My next literary port of call is the Plaza Julio Cortazar, also in Palermo. There’s a street fair going on there, but otherwise there’s nothing special or related to Cortazar. I’m there more for the feeling of the neighborhood because it’s where part of Cortazar’s amazing book Hopscotch takes place. I like walking around the street fair, the shops and cafes and I realize that, despite my expectations, I’ve missed city life. I buy way too many clothes that afternoon, also something I’ve missed after three months of wearing a pair of those weird pants that zip away into shorts almost every day.
That night I have dinner with Nick and Joanna, who were my hosts when I first came to South America three months ago. We go to an excellent French/ Asian fusion restaurant in Palermo where I get a curry that actually has some spice to it. It’s nice to talk and be around people again after two and a half weeks of being by myself. I can’t believe how quickly the time has gone and that I’m about to go home.
The next day is Sunday and my last day in South America. I’ve been looking forward to this day for weeks because of the Sunday antiques market in the San Telmo neighborhood. San Telmo is so beautiful. It’s full of these ornate old buildings that are in varying states of decrepitude. If I were to live in Buenos Aires, I would want to live here in a crumbling old mansion.

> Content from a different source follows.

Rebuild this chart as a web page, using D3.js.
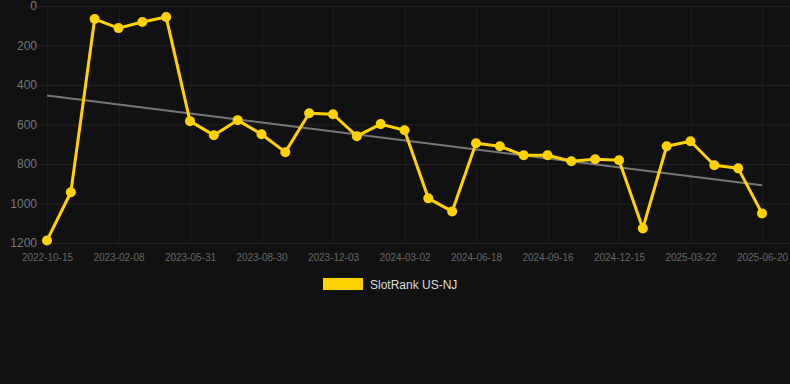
<!DOCTYPE html>
<html>
<head>
<meta charset="utf-8">
<script src="https://cdn.jsdelivr.net/npm/d3@7"></script>
<style>
  body { margin: 0; background: #111111; }
  svg { display: block; font-family: "Liberation Sans", Arial, sans-serif; }
</style>
</head>
<body>
<div id="chart"></div>
<script>
// Rank per sample (31 samples), lower is better
const rankValues = [1187, 943, 66, 112, 81, 56, 583, 654, 578, 649, 740, 543, 548, 659, 598, 629,
  974, 1040, 695, 710, 756, 756, 786, 776, 781, 1126, 710, 685, 806, 822, 1050];

// Labels shown on every 3rd sample
const tickLabels = ["2022-10-15", "2023-02-08", "2023-05-31", "2023-08-30", "2023-12-03", "2024-03-02",
  "2024-06-18", "2024-09-16", "2024-12-15", "2025-03-22", "2025-06-20"];

const yTicks = [0, 200, 400, 600, 800, 1000, 1200];
const seriesName = "SlotRank US-NJ";

const width = 790;
const height = 384;
const gridLeft = 38, gridRight = 790;
const yellow = "#ffd200";

const svg = d3.select("#chart")
  .append("svg")
  .attr("width", width)
  .attr("height", height);

svg.append("rect").attr("width", width).attr("height", height).attr("fill", "#111111");

// Scales
const x = d3.scalePoint()
  .domain(d3.range(rankValues.length))
  .range([47, 762]);

const y = d3.scaleLinear()
  .domain([0, 1200])
  .range([6, 243]);

// Horizontal grid
svg.append("g")
  .selectAll("line")
  .data(yTicks)
  .join("line")
  .attr("x1", gridLeft)
  .attr("x2", gridRight)
  .attr("y1", d => y(d) + 0.5)
  .attr("y2", d => y(d) + 0.5)
  .attr("stroke", "#222")
  .attr("stroke-width", 1);

// Vertical grid on labelled samples
const tickIdx = tickLabels.map((_, i) => i * 3);
svg.append("g")
  .selectAll("line")
  .data(tickIdx)
  .join("line")
  .attr("x1", d => Math.round(x(d)) + 0.5)
  .attr("x2", d => Math.round(x(d)) + 0.5)
  .attr("y1", y(0))
  .attr("y2", y(1200))
  .attr("stroke", "#1d1d1d")
  .attr("stroke-width", 1);

// Y axis labels
const yAxis = svg.append("g")
  .attr("transform", `translate(${gridLeft - 1},0)`)
  .call(d3.axisLeft(y).tickValues(yTicks).tickFormat(d3.format("d")).tickSize(0).tickPadding(0));
yAxis.select(".domain").remove();
yAxis.selectAll("text")
  .attr("fill", "#777")
  .style("font-size", "12px")
  .style("font-family", "Liberation Sans, Arial, sans-serif");

// X axis labels
const xAxis = svg.append("g")
  .attr("transform", `translate(0,${y(1200)})`)
  .call(d3.axisBottom(x).tickValues(tickIdx).tickFormat((d, i) => tickLabels[i]).tickSize(0).tickPadding(11));
xAxis.select(".domain").remove();
xAxis.selectAll("text")
  .attr("fill", "#666")
  .style("font-size", "10px")
  .style("font-family", "Liberation Sans, Arial, sans-serif");

// Trend line (least squares over sample index)
const n = rankValues.length;
const mx = d3.mean(d3.range(n));
const my = d3.mean(rankValues);
const slope = d3.sum(rankValues, (v, i) => (i - mx) * (v - my)) / d3.sum(d3.range(n), i => (i - mx) ** 2);
const icpt = my - slope * mx;
svg.append("line")
  .attr("x1", x(0))
  .attr("x2", x(n - 1))
  .attr("y1", y(icpt))
  .attr("y2", y(icpt + slope * (n - 1)))
  .attr("stroke", "#777")
  .attr("stroke-width", 2);

// Series line
svg.append("path")
  .datum(rankValues)
  .attr("fill", "none")
  .attr("stroke", yellow)
  .attr("stroke-width", 3)
  .attr("stroke-linejoin", "round")
  .attr("d", d3.line().x((d, i) => x(i)).y(d => y(d)));

// Points
svg.append("g")
  .selectAll("circle")
  .data(rankValues)
  .join("circle")
  .attr("cx", (d, i) => x(i))
  .attr("cy", d => y(d))
  .attr("r", 5)
  .attr("fill", yellow);

// Legend
svg.append("rect")
  .attr("x", 323)
  .attr("y", 278)
  .attr("width", 40)
  .attr("height", 12)
  .attr("fill", yellow);
svg.append("text")
  .attr("x", 370)
  .attr("y", 288.5)
  .attr("fill", "#ddd")
  .style("font-size", "12px")
  .text(seriesName);
</script>
</body>
</html>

It’s a rainy morning (again) and since my hotel is right in San Telmo, I’m able to get an early start before most of the tourists hit the streets. I’m on a serious mission for cool old stuff to add to my collection of things from the 20’s and 30’s. I come away with a pendant from the Buenos Aires jockey club from 1915, two old glass pharmacy bottles with cool labels in Spanish (one even still has the original powder inside), a patchwork beret from the 30’s, a white sequined cape from the 20’s and, also from the 20’s, a blue vest with stars embroidered in white and red beads and gold metallic thread. Yay!
I decide to take a break from consumerism and visit El Zanjon. From the outside, it looks like a normal building, but it’s got an underground passage that takes you down to the city’s original houses and sewer system. It’s just the kind of hidden world that I imagined existing in Borges’ house.
Nothing very exciting happened that evening. I just walked and walked and walked around San Telmo, not wanting the day to end. I got melodramatic and kept thinking, ‘This is the last _____.” But the day did end and the next morning was a rush of croissants, coffee, luggage, taxis and waiting around until I finally boarded my plane. I was going home.